The succession of Carboniferous rocks in County Fermanagh is complex, reflecting rapidly changing conditions in the environments that produced them. To keep track of events, good exposures are essential, though not always available. This account describes the rocks of the Meenymore Formation, generally poorly exposed but here in the banks and bed of the Lurgan River on the south side of the Belmore Mountain uplands, all but a few metres of the entire formation can be seen.

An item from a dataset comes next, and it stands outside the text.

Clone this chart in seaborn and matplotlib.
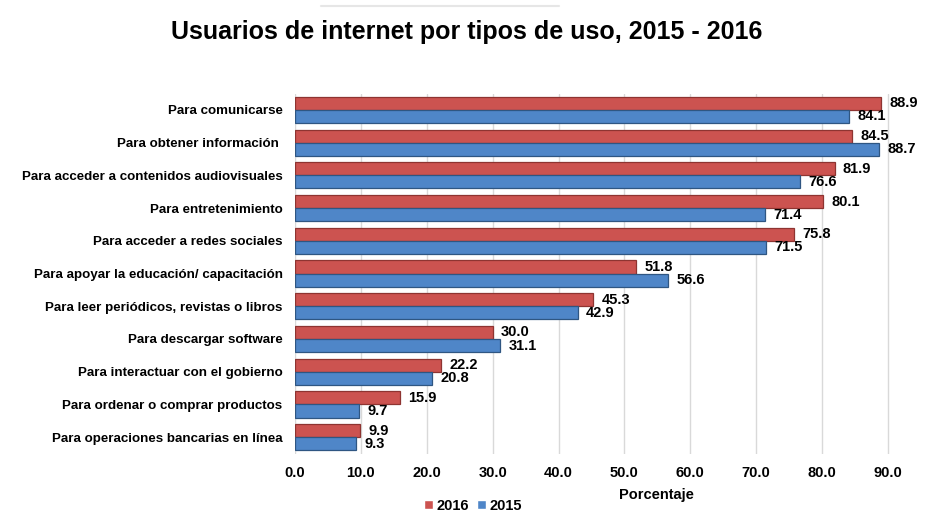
import matplotlib
matplotlib.use("Agg")
import matplotlib.pyplot as plt
import seaborn as sns
import pandas as pd
from matplotlib.patches import Patch
from matplotlib.lines import Line2D

categories = [
    "Para comunicarse",
    "Para obtener información ",
    "Para acceder a contenidos audiovisuales",
    "Para entretenimiento",
    "Para acceder a redes sociales",
    "Para apoyar la educación/ capacitación",
    "Para leer periódicos, revistas o libros",
    "Para descargar software",
    "Para interactuar con el gobierno",
    "Para ordenar o comprar productos",
    "Para operaciones bancarias en línea",
]
values_2016 = [88.9, 84.5, 81.9, 80.1, 75.8, 51.8, 45.3, 30.0, 22.2, 15.9, 9.9]
values_2015 = [84.1, 88.7, 76.6, 71.4, 71.5, 56.6, 42.9, 31.1, 20.8, 9.7, 9.3]
years = ["2016", "2015"]
xticks = [0, 10, 20, 30, 40, 50, 60, 70, 80, 90]

df = pd.DataFrame({
    "cat": categories * 2,
    "year": [years[0]] * len(categories) + [years[1]] * len(categories),
    "val": values_2016 + values_2015,
})

sns.set_style("white")
plt.rcParams["font.family"] = ["Liberation Sans", "DejaVu Sans"]
plt.rcParams["text.color"] = "black"
plt.rcParams["xtick.color"] = "black"
plt.rcParams["ytick.color"] = "black"
plt.rcParams["axes.labelcolor"] = "black"

fig = plt.figure(figsize=(9.46, 5.21), dpi=100)
ax = fig.add_axes([295 / 946, 1 - 453.5 / 521, (888 - 295) / 946 * (92 / 90), (453.5 - 93.5) / 521])

red = "#CC5350"
blue = "#4F86C8"
sns.barplot(data=df, y="cat", x="val", hue="year", hue_order=years, order=categories,
            palette=[red, blue], saturation=1, orient="h", width=0.8, ax=ax, legend=False,
            linewidth=0)

edge = {"2016": "#8E3431", "2015": "#2F5682"}
for container, yr in zip(ax.containers, years):
    for p in container:
        p.set_edgecolor(edge[yr])
        p.set_linewidth(0.9)
    ax.bar_label(container, fmt="%.1f", padding=6, fontsize=10.5, fontweight="bold",
                 color="black")

ax.set_xlim(0, 92)
ax.set_xticks(xticks)
ax.set_xticklabels([f"{t:.1f}" for t in xticks], fontsize=10.5, fontweight="bold")
ax.tick_params(axis="x", length=0, pad=9)
ax.tick_params(axis="y", length=0, pad=9)
for lab in ax.get_yticklabels():
    lab.set_fontsize(9.6)
    lab.set_fontweight("bold")
ax.set_ylabel("")
ax.set_xlabel("Porcentaje", fontsize=10.5, fontweight="bold")
ax.xaxis.set_label_coords((656 - 295) / ((888 - 295) * 92 / 90), -0.095)
ax.xaxis.grid(True, color="#D9D9D9", linewidth=1)
ax.set_axisbelow(True)
for s in ax.spines.values():
    s.set_visible(False)

fig.suptitle("Usuarios de internet por tipos de uso, 2015 - 2016", x=467 / 946, y=1 - 19.5 / 521,
             fontsize=18, fontweight="bold", color="black", va="top")

fig.add_artist(Line2D([321 / 946, 559 / 946], [1 - 6 / 521, 1 - 6 / 521], color="#E6E6E6", lw=1.5))

handles = [Patch(facecolor=red), Patch(facecolor=blue)]
fig.legend(handles, years, loc="center", bbox_to_anchor=(473 / 946, 1 - 506 / 521), ncol=2,
           frameon=False, handlelength=0.6, handleheight=0.6, handletextpad=0.2, columnspacing=0.6,
           prop={"weight": "bold", "size": 10.5})

fig.savefig("out.png", dpi=100, facecolor="white")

Although the actual line of contact of the Meenymore with the formation below, the top member of the Dartry Limestone Formation, the Carn Limestone, can not be seen, its typical shales are clearly exposed. The first Meenymore rocks, no more than a few metres above the base, are thin limestones with films of lime-fixing alg' (primitive, simple plants) and unfossiliferous mudstones jointed into blocks. Curiosities here are oil-filled cavities in the rock. 17 m of rock are exposed above these beds with two prominent sandstones forming waterfalls, the upper one succeeded by 6 m of mudstones with thin limestones. 9.5 m of sandstones and thin mudstones follow further upstream. At the northern end of the section the top beds of the Meenymore, around 75 cm of laminated algal limestones similar to those at the base, come into sharp contact with the contrasting orange-stained pebbly conglomerate forming the base of the succeeding Glenade Sandstone.
Fortunately there are fossils present near the base of the Meenymore, goniatites (extinct relatives of the octopuses and squids that inhabited coiled shells) which give a diagnostic age, in the Asbian stage of the Lower Carboniferous, about 336 million years ago.
The rocks and their sedimentary structures indicate a coastal interface between sediment-laden fresh water conditions and the marine intertidal zone. Neither dominated and the evidence for periodic emergence and drying of sediment can be seen in the form of desiccation cracks in the mudstones, limestones and sandstones. Even the shells of dead goniatites were reworked in the agitated shallows and colonised by coatings of lime-fixing alg'.
The rocks were formed on the shores of the supercontinent of Laurentia as it drifted imperceptibly northwards across the equator.
This is an important section because 44 m of strata, out of the total thickness of 48 m of the Meenymore Formation, can be seen and for this reason it should be protected from any development that could pollute the river or obscure the rocks in its bed and banks.